El pueblo y la clase polí­tica


El divorcio entre el pueblo y la clase polí­tica es de tal calibre en nuestro medio que creemos que se trata de algo muy nuestro, caracterí­stico del sistema nacional. Sin embargo, la votación ayer en Irlanda para ratificar o improbar el Tratado de la Unión Europea hay que leerla como una manifestación de ese mismo fenómeno en toda Europa. Porque si bien Irlanda es el único de los miembros de la UE que no ha ratificado el tratado, es también de los pocos en los que la decisión fue tomada por los ciudadanos y no por los miembros del parlamento, es decir, por la clase polí­tica.

Oscar Clemente Marroquí­n
ocmarroq@lahora.com.gt

Se critica ahora a los dirigentes irlandeses porque el revés pone en aprietos a ese modelo de integración que es, indudablemente, uno de los más exitosos y avanzados en todo el planeta, puesto que ha logrado grandes espacios para las instituciones integradoras aun a expensas de lo que podrí­amos considerar como viejos conceptos localistas de la soberaní­a de los Estados. Cierto es que Europa encontrará una solución a esta crisis porque es tanto lo que está en juego, además de la vigencia misma del euro que constituye uno de los signos más visibles y positivos de la integración, pero evidentemente tendrán que realizar un gran esfuerzo por llegar al ciudadano que no se siente plenamente identificado con la Unión.

No ha existido en el mundo entero un proceso de integración tan avanzado como el que ha llevado a cabo Europa y no veo razones para suponer que el mismo vaya a desmoronarse por la votación en Irlanda, si bien el tratado mismo no contemplaba alternativas al fracaso por el simple voto en contra de alguno de los paí­ses miembros.

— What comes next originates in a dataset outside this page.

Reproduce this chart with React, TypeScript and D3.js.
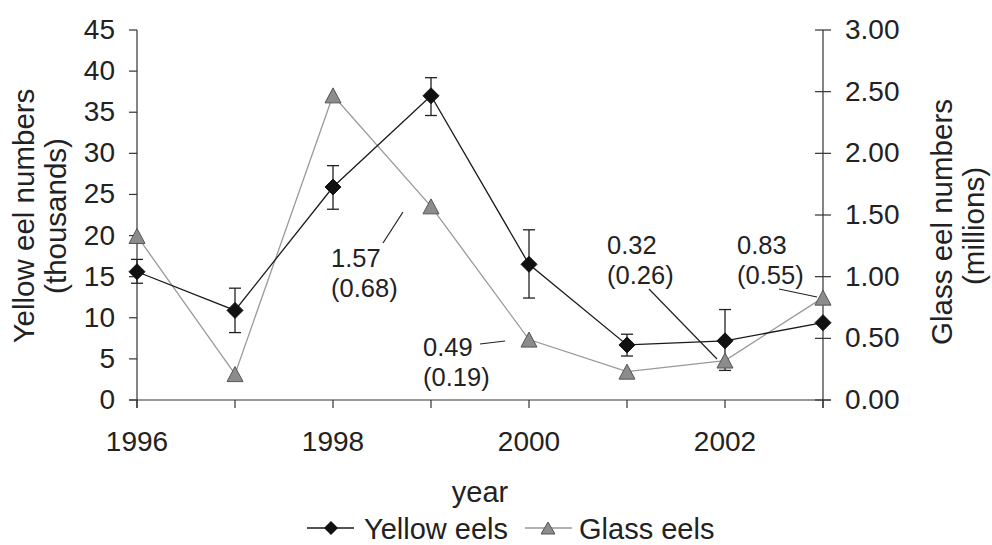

Evidentemente Irlanda y su pueblo se la jugaron porque esta decisión les alejará de la Unión Europea y al final de cuentas se verá que los más afectados son ellos porque el peso de la comunidad es tan grande que quien se quede solo y al margen pierde mucho.

Era tanta la confianza de los dirigentes polí­ticos en toda Europa que no pensaron en la necesidad de tener medidas alternativas y ahora deberá iniciarse todo un nuevo y costoso proceso de ratificación que puede ser en dos sentidos; un nuevo Tratado que deje fuera a Irlanda o una reforma constitucional en Irlanda para que no sea el pueblo el que vote sino lo hagan la clase polí­tica representada en el Parlamento. La primera medida tiene riesgos porque hay que recordar que Francia y Holanda estuvieron a punto de romper la unidad de los paí­ses de Europa cuando les tocó la ratificación del Tratado y no serí­a remoto que los localismos afloraran sobre todo cuando hay una crisis económica mundial en la que la gente no anda viendo quién las debe sino quién las paga.

El gran reto de la Unión Europea es, sin duda alguna, llegar a los habitantes del continente para que entiendan las enormes ventajas que significa la renuncia a parte de la soberaní­a nacional para lograr la integración de un bloque tan importante como para codearse con propiedad con otros bloques regionales que funcionan en otras partes del mundo. Es evidente que sin integración los paí­ses se condenan al ostracismo y si eso ocurre con las naciones educadas, desarrolladas y socialmente prósperas en Europa, cuánto más en estas latitudes abandonadas y atrasadas. Y los polí­ticos de todo el mundo tienen que darse cuenta que su divorcio con el pueblo tiene repercusiones terribles para el futuro.